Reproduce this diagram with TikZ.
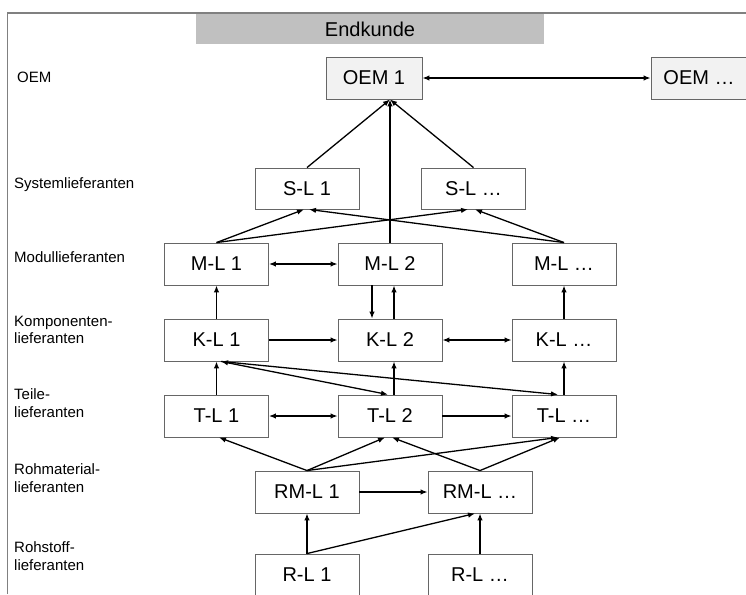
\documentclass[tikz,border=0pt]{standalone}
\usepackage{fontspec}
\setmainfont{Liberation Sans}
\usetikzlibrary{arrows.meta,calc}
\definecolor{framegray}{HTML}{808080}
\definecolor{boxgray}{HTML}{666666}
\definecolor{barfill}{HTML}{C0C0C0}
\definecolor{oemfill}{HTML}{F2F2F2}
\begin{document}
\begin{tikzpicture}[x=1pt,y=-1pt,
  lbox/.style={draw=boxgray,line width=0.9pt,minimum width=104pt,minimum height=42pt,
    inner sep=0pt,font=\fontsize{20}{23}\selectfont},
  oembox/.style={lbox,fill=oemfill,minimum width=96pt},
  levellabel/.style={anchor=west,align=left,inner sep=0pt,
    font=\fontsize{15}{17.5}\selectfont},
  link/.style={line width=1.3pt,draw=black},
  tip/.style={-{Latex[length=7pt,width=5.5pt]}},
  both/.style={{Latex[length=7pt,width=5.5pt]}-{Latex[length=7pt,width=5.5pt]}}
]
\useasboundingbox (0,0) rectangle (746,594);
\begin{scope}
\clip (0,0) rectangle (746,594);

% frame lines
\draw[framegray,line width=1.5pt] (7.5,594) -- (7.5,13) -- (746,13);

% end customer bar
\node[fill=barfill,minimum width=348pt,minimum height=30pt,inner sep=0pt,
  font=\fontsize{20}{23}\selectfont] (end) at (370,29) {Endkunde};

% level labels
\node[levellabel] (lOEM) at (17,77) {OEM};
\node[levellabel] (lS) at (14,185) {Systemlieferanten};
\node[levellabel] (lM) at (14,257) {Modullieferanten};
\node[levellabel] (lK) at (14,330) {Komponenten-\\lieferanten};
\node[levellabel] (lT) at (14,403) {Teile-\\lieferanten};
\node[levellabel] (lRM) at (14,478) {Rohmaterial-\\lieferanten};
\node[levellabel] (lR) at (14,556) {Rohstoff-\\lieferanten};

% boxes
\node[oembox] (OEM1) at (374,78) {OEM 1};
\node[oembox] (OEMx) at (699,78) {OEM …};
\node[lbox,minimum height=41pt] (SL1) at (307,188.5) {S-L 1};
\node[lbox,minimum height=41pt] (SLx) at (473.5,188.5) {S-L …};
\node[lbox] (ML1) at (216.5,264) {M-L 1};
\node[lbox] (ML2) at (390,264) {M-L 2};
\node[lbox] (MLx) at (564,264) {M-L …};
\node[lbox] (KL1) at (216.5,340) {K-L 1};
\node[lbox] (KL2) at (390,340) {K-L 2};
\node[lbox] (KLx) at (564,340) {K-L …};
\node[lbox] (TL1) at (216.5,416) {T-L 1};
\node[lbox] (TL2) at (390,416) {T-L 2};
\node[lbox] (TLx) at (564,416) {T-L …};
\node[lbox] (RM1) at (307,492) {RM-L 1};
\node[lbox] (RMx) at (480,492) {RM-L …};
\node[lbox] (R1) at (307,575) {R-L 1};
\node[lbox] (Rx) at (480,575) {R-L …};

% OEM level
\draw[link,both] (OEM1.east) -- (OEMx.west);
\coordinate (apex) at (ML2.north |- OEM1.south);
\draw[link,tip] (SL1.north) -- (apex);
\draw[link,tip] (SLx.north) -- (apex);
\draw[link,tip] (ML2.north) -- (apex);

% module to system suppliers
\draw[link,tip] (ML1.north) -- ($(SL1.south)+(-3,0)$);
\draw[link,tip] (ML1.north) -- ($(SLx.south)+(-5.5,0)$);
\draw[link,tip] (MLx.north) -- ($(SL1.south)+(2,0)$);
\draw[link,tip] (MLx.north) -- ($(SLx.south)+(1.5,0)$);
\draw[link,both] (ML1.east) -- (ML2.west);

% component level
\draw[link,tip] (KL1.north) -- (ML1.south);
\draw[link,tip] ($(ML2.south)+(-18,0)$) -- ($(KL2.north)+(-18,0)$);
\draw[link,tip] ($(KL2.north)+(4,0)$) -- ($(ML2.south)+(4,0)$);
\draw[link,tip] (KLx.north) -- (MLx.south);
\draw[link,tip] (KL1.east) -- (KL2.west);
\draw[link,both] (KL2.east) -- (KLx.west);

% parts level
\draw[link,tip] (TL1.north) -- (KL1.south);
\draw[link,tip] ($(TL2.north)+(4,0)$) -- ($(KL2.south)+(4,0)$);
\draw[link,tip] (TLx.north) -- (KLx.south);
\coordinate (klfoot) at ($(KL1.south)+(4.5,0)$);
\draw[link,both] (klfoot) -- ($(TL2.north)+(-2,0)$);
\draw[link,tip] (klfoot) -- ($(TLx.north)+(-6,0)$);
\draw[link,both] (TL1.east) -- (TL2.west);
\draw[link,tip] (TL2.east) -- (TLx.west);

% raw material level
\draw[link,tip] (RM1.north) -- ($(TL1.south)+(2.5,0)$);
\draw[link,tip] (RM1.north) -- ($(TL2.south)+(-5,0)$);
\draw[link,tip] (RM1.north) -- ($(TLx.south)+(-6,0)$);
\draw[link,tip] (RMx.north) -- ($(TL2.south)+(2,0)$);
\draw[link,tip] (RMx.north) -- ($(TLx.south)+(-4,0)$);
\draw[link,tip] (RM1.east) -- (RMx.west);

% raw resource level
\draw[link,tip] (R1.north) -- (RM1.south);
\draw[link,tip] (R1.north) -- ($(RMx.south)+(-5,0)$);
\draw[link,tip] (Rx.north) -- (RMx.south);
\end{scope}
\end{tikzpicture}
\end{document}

* * *

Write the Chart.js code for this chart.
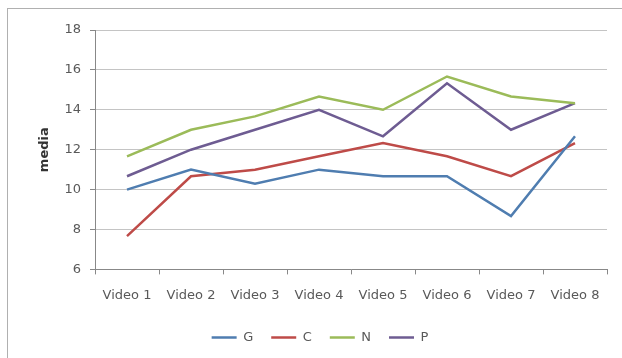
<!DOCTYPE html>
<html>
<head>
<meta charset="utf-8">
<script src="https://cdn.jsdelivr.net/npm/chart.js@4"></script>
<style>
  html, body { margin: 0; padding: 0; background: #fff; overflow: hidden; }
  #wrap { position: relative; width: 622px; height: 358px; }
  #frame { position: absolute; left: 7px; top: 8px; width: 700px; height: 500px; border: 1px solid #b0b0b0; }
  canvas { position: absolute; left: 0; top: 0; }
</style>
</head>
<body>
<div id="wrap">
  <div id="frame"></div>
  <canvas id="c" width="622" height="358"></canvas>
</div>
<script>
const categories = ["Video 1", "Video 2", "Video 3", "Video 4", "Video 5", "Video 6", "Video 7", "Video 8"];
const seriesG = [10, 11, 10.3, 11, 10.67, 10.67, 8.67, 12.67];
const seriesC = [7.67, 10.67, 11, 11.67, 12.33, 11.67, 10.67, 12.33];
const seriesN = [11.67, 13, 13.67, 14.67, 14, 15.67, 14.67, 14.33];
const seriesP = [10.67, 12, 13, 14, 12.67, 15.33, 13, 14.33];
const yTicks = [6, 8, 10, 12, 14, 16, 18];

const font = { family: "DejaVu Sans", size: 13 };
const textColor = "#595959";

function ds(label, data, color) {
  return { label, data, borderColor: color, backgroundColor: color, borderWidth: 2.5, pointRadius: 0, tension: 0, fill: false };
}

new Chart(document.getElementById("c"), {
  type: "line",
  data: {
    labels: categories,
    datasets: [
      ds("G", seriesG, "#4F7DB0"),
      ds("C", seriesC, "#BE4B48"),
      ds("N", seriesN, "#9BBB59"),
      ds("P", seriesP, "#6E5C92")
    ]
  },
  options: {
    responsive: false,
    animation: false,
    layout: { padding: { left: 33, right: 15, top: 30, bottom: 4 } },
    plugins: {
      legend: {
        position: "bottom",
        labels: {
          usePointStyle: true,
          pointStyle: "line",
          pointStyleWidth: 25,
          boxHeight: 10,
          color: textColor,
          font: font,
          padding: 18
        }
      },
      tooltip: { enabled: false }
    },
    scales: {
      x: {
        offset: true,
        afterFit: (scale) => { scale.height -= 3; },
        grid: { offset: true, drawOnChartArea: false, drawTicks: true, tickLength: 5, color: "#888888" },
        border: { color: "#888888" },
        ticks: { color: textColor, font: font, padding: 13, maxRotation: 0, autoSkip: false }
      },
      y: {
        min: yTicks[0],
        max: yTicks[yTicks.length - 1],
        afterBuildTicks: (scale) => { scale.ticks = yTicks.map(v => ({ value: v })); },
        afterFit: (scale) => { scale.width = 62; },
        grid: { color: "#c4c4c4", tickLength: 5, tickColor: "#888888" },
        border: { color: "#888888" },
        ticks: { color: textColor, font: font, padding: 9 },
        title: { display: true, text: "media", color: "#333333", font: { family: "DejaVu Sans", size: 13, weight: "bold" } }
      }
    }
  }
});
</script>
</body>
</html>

--

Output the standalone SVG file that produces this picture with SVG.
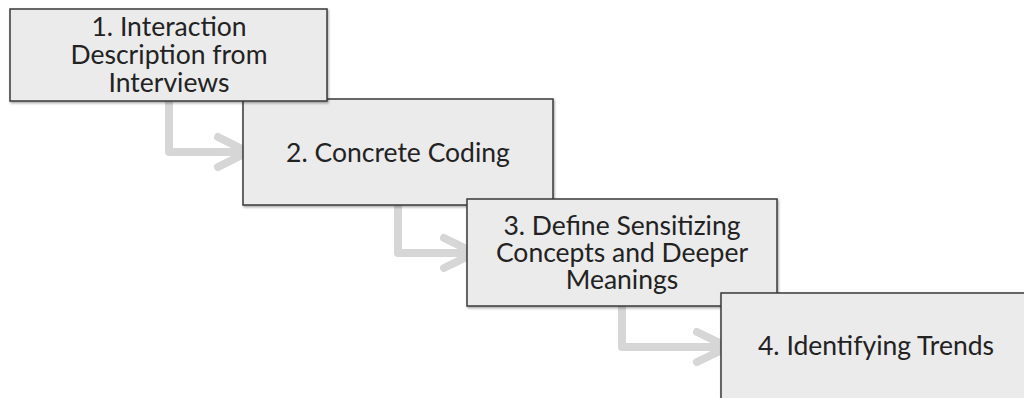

* [GOAL] In the entries above, find every line with the word "this" and list it.

* [TASK OUTPUT]
Reproduce this diagram with TikZ.
Write the Chart.js code for this chart.
Output the standalone SVG file that produces this picture with SVG.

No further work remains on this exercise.